Quest’ultima data era stata mal digerita dalla presidente Jeanine Añez, che avrebbe preferito si andasse a novembre, ed era stata imposta dall’Assemblea Plurinazionale, ancora sotto il controllo del Mas guidato da Morales. Infine il posticipo al 18 ottobre, che la Cob e altri movimenti hanno avvertito come l’ennesimo tentativo da parte del governo in carica, al quale hanno anche richiesto le dimissioni, di rimanere al potere quanto più possibile.
Sono seguite due settimane di altissima tensione, durante la quale si è temuto che i contagi, già in crescita, potessero aumentare senza alcun controllo, e che le necessarie risorse sanitarie non arrivassero a destinazione. Il governo ha accusato gli organizzatori della protesta, tra i quali ha voluto includere anche l’ex presidente Morales e l’attuale candidato del Mas alle presidenziali, Luis Arce (ora entrambi indagati per questo), di aver provocato il mancato arrivo di bombole di ossigeno negli ospedali boliviani e la conseguente morte di più di 30 persone.
La risposta dei manifestanti, tutti di origine indigena o meticcia, è stata questa: l’ossigeno già scarseggiava nel Paese, ed inoltre ai posti di blocco era stato dato l’ordine di far passare tutto il materiale sanitario.
Oltre ai simpatizzanti del Mas sono stati protagonisti dei blocchi anche quelli di Felipe Quispe, storico leader aymara che richiede da sempre la secessione della ex regione incaica del Kollasuyo dalla Bolivia ( cosa che non ha mancato di fare anche questa volta) e a sua volta oppositore sia di Arce e Morales che di Añez. L’approvazione di una legge che fissa come improrogabile la data del 18 ottobre sembra aver ora calmato le acque.

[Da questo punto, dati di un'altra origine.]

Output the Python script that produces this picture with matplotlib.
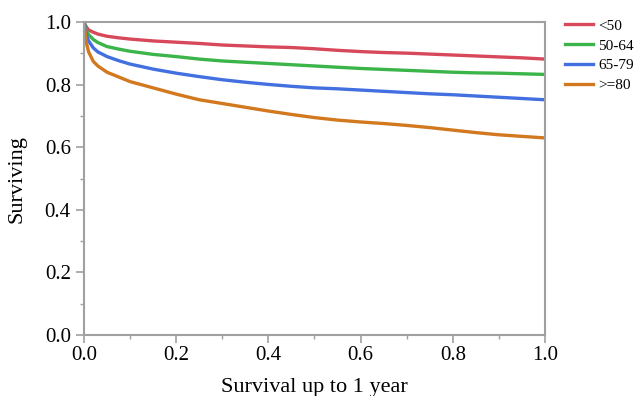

La presidente Jeanine Añez è in carica da quando Morales, accusato di aver organizzato una frode elettorale nel 2019, è stato costretto alle dimissioni e alla fuga. La si accusa da più parti di non essere in grado di garantire la pacificazione del Paese avendo tradito l’iniziale promessa di non candidarsi alle presidenziali del 2020 e dopo aver preso decisioni in politica estera secondo alcuni non confacenti ad un governo di sola transizione.

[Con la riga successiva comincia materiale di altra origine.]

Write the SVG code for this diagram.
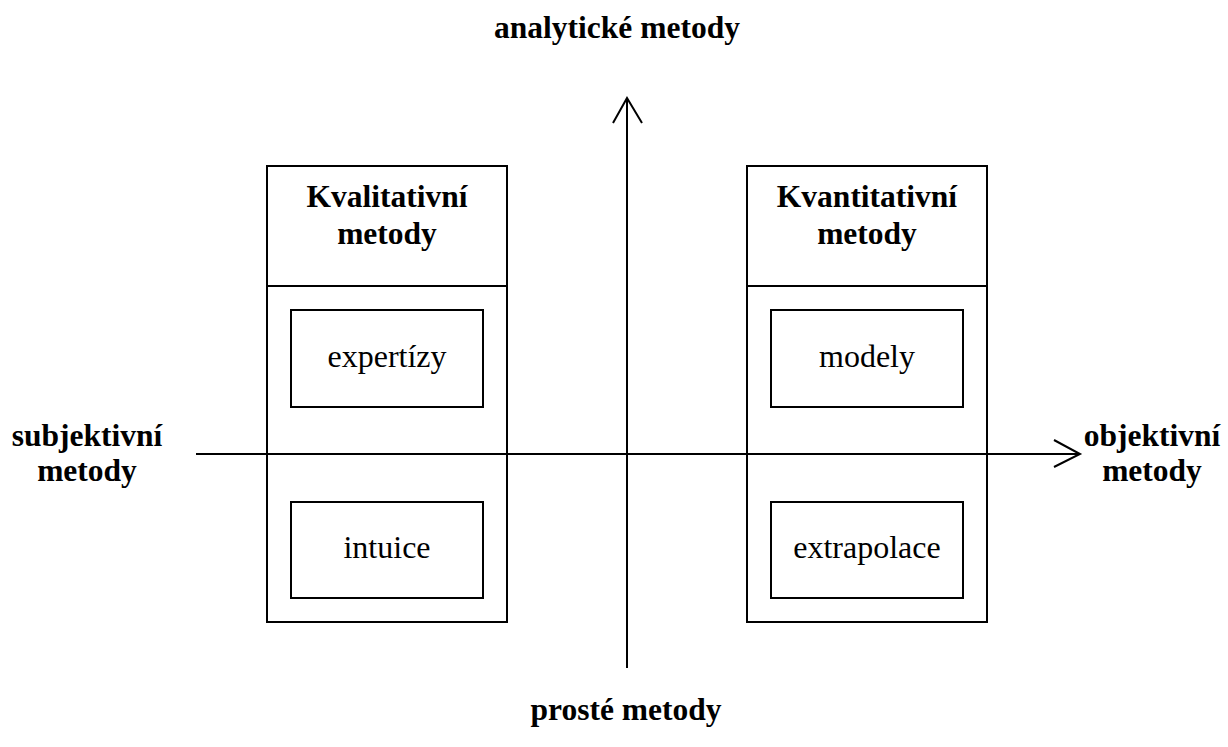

Anche la sua gestione dell’epidemia è sotto attacco, visto anche il caso di corruzione riguardante la fornitura di ventilatori polmonari dall’estero acquistati con un prezzo fortemente maggiorato rispetto a quello di mercato.
Ma soprattutto pendono sul suo governo pesanti accuse di violazione dei diritti umani a proposito delle quali, sempre tra luglio e agosto, sono usciti due report ad opera dell’Università di Harvard e di Amnesty International.

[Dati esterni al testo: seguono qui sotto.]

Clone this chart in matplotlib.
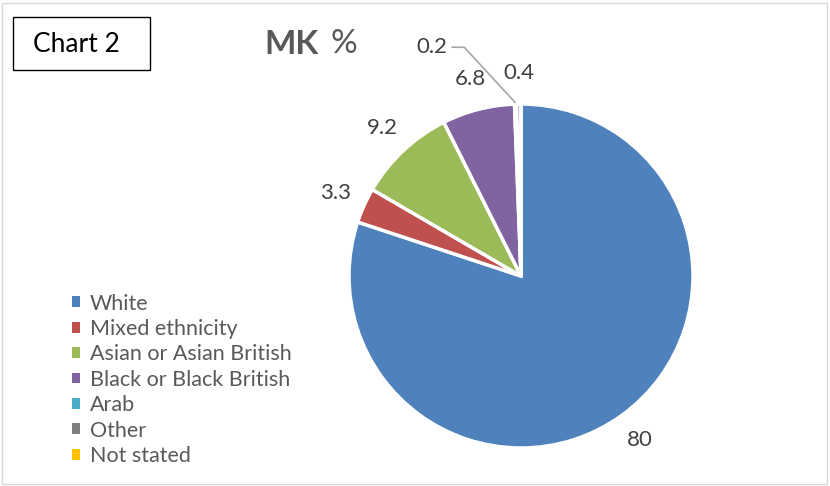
import matplotlib.pyplot as plt
import numpy as np
from matplotlib.patches import Rectangle

plt.rcParams['font.family'] = ['Lato', 'DejaVu Sans']

# données
groups = ['White', 'Mixed ethnicity', 'Asian or Asian British', 'Black or Black British',
          'Arab', 'Other', 'Not stated']
values = [80, 3.3, 9.2, 6.8, 0.2, 0.4, 0]
value_labels = ['80', '3.3', '9.2', '6.8', '0.2', '0.4', '']
colors = ['#4F81BD', '#C0504D', '#9BBB59', '#8064A2', '#4BACC6', '#7F7F7F', '#FFC000']

W, H = 830, 486
fig = plt.figure(figsize=(W / 100, H / 100), dpi=100)

# cadre extérieur
fig.patches.append(Rectangle((2 / W, 2 / H), (W - 5) / W, (H - 5) / H, transform=fig.transFigure,
                             fill=False, edgecolor='#d9d9d9', linewidth=1))

# axe du camembert, centré en pixels
cx, cy, R = 521, 276, 172
lim = 1.4
size = 2 * lim * R
ax = fig.add_axes([(cx - size / 2) / W, (H - cy - size / 2) / H, size / W, size / H])

wedges, _ = ax.pie(values, colors=colors, startangle=90, counterclock=False, radius=1,
                   wedgeprops=dict(edgecolor='white', linewidth=2.5))
# pie() impose ses propres limites, on les remet après
ax.set_xlim(-lim, lim)
ax.set_ylim(-lim, lim)
ax.set_aspect('equal')
ax.axis('off')

text_col = '#404040'
for w, lab, name in zip(wedges, value_labels, groups):
    if not lab:
        continue
    ang = np.deg2rad((w.theta1 + w.theta2) / 2)
    if name == 'Arab':
        # étiquette déplacée avec ligne de rappel
        ax.text(-0.52, 1.33, lab, ha='center', va='center', fontsize=16, color=text_col)
        ax.plot([-0.40, -0.33, -0.035], [1.33, 1.33, 1.01], color='#a6a6a6', lw=1.2,
                clip_on=False)
        continue
    r = 1.18
    ax.text(r * np.cos(ang), r * np.sin(ang), lab, ha='center', va='center',
            fontsize=16, color=text_col)

# légende
leg = fig.legend(wedges, groups, loc='upper left', bbox_to_anchor=(63 / W, 1 - 285 / H),
                 frameon=False, fontsize=15.5, handlelength=0.4, handleheight=0.4,
                 handletextpad=0.45, labelspacing=0.25, borderaxespad=0)
for t in leg.get_texts():
    t.set_color('#595959')
for h in leg.legend_handles:
    h.set_edgecolor('none')

# titre
fig.text(264 / W, 1 - 44 / H, 'MK', fontsize=24, fontweight='bold', color='#595959',
         ha='left', va='center')
fig.text(330 / W, 1 - 44 / H, '%', fontsize=24, color='#595959', ha='left', va='center')

# boîte "Chart 2"
fig.patches.append(Rectangle((13 / W, 1 - 70 / H), 137 / W, 53 / H, transform=fig.transFigure,
                             fill=False, edgecolor='black', linewidth=1))
fig.text(76 / W, 1 - 45 / H, 'Chart 2', fontsize=19, color='black', ha='center', va='center')

plt.savefig('out.png', dpi=100)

I ricercatori dei due enti accusano Añez e i suoi ministri di aver tollerato uno spropositato uso della forza militare in occasione delle proteste contro il loro governo avvenute a Sacaba e Senkata nel novembre 2019. In tali occasioni si sono contati 23 morti e 230 feriti, che secondo l’esecutivo sarebbero da addebitarsi agli stessi manifestanti.
Harvard e Amnesty riportano invece numerose testimonianze di partecipanti a quelli eventi secondo le quali l’esercito boliviano avrebbe sparato contro di loro «come fossero animali», come tra l’altro titola il lavoro statunitense.
Inoltre i due rapporti denunciano una forte limitazione della libertà di stampa, una persecuzione giudiziaria contro gli appartenenti al Mas e una ripresa della violenza razzista contro le persone di origine indigena che sembrava essersi calmata negli anni di Morales.
Il rapporto di Amnesty, comunque, si sofferma anche sulle responsabilità del Mas nella violenza avvenuta durante questa crisi e negli anni ad essa precedenti. Entrambi gli enti, infine, raccomandano che il governo faccia accurate investigazioni su tutti questi fatti.
Ma il ministero della Giustizia ha liquidato il rapporto di Harvard come “tendenzioso” e il principale quotidiano pro- governativo, El Deber, ha pubblicato un editoriale in cui denuncia una presunta faziosità di entrambi i report.
I problemi che la Bolivia sta vivendo hanno radici molto profonde.
Il Paese è da sempre in una “guerra civile latente”, come la descrive il giornalista Fernando Molina, tra le popolazioni indigene che si sentono sottomesse e le elíte bianche che si sentono depositarie uniche della ragione. Che ciò che ha spodestato Morales sia stato un colpo di Stato o piuttosto, sempre nelle parole di Molina, una “rivoluzione conservatrice”, l’ultima tensione non è stata che uno degli episodi di questo conflitto sempre sul punto di esplodere.